● Records for processing:
◆ ◆ ◆ ◆ ◆

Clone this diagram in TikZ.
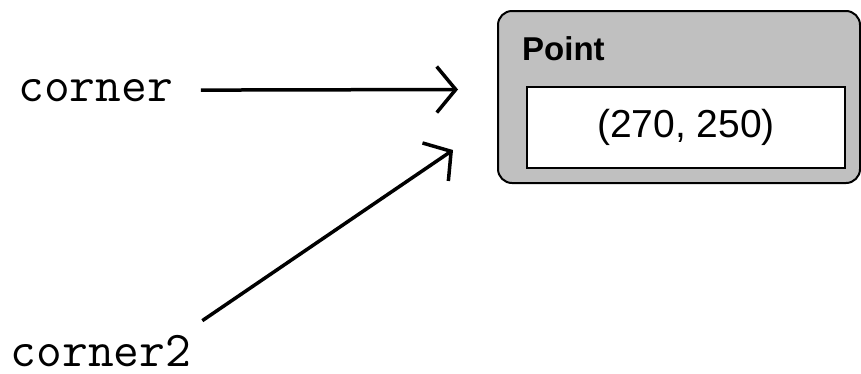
\documentclass[tikz,border=0pt]{standalone}
\usepackage{fontspec}
\newfontfamily\boxfont{Liberation Sans}
\usetikzlibrary{arrows.meta}
\definecolor{boxgray}{RGB}{192,192,192}
\tikzset{
  ref/.style={font=\fontsize{50}{50}\selectfont\ttfamily, inner sep=0pt},
  pointer/.style={line width=3.5pt, -{Straight Barb[length=19pt,width=46pt]}},
  objbox/.style={draw, line width=2pt, fill=boxgray, rounded corners=14pt},
  valbox/.style={draw, line width=2pt, fill=white, font=\boxfont\fontsize{39}{39}\selectfont},
}
\begin{document}
\begin{tikzpicture}[x=1pt,y=-1pt]
  \useasboundingbox (0,0) rectangle (861,373);
  \node[objbox, anchor=north west, minimum width=362pt, minimum height=172pt] (point) at (497,10) {};
  \node[anchor=base west, inner sep=0pt, font=\boxfont\bfseries\fontsize{33}{33}\selectfont] (pointname) at (522,60) {Point};
  \node[valbox, minimum width=318pt, minimum height=81pt] (value) at (686,127.5) {(270, 250)};
  \node[ref, anchor=base] (corner) at (95.5,101) {corner};
  \node[ref, anchor=base] (corner2) at (101,366) {corner2};
  \coordinate (tip1) at (458,89.5);
  \coordinate (tip2) at (453,150);
  \coordinate (tail2) at ([xshift=11pt,yshift=14pt]corner2.north east);
  \draw[pointer, shorten <=28pt] (corner.east) -- (tip1);
  \draw[pointer] (tail2) -- (tip2);
\end{tikzpicture}
\end{document}
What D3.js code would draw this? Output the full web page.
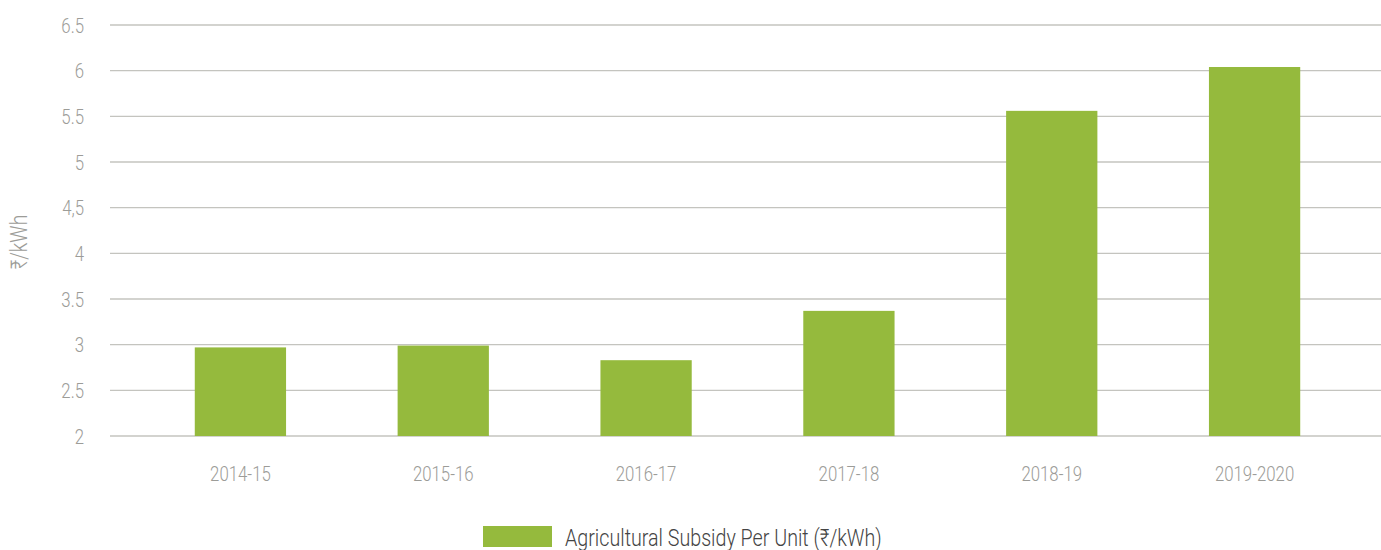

◆ ◆ ◆ ◆ ◆

● Given request:
All entries must be written out again exactly as given, with no pictures in the copy.

● The answer:
Clone this diagram in TikZ.
\documentclass[tikz,border=0pt]{standalone}
\usepackage{fontspec}
\newfontfamily\boxfont{Liberation Sans}
\usetikzlibrary{arrows.meta}
\definecolor{boxgray}{RGB}{192,192,192}
\tikzset{
  ref/.style={font=\fontsize{50}{50}\selectfont\ttfamily, inner sep=0pt},
  pointer/.style={line width=3.5pt, -{Straight Barb[length=19pt,width=46pt]}},
  objbox/.style={draw, line width=2pt, fill=boxgray, rounded corners=14pt},
  valbox/.style={draw, line width=2pt, fill=white, font=\boxfont\fontsize{39}{39}\selectfont},
}
\begin{document}
\begin{tikzpicture}[x=1pt,y=-1pt]
  \useasboundingbox (0,0) rectangle (861,373);
  \node[objbox, anchor=north west, minimum width=362pt, minimum height=172pt] (point) at (497,10) {};
  \node[anchor=base west, inner sep=0pt, font=\boxfont\bfseries\fontsize{33}{33}\selectfont] (pointname) at (522,60) {Point};
  \node[valbox, minimum width=318pt, minimum height=81pt] (value) at (686,127.5) {(270, 250)};
  \node[ref, anchor=base] (corner) at (95.5,101) {corner};
  \node[ref, anchor=base] (corner2) at (101,366) {corner2};
  \coordinate (tip1) at (458,89.5);
  \coordinate (tip2) at (453,150);
  \coordinate (tail2) at ([xshift=11pt,yshift=14pt]corner2.north east);
  \draw[pointer, shorten <=28pt] (corner.east) -- (tip1);
  \draw[pointer] (tail2) -- (tip2);
\end{tikzpicture}
\end{document}
What D3.js code would draw this? Output the full web page.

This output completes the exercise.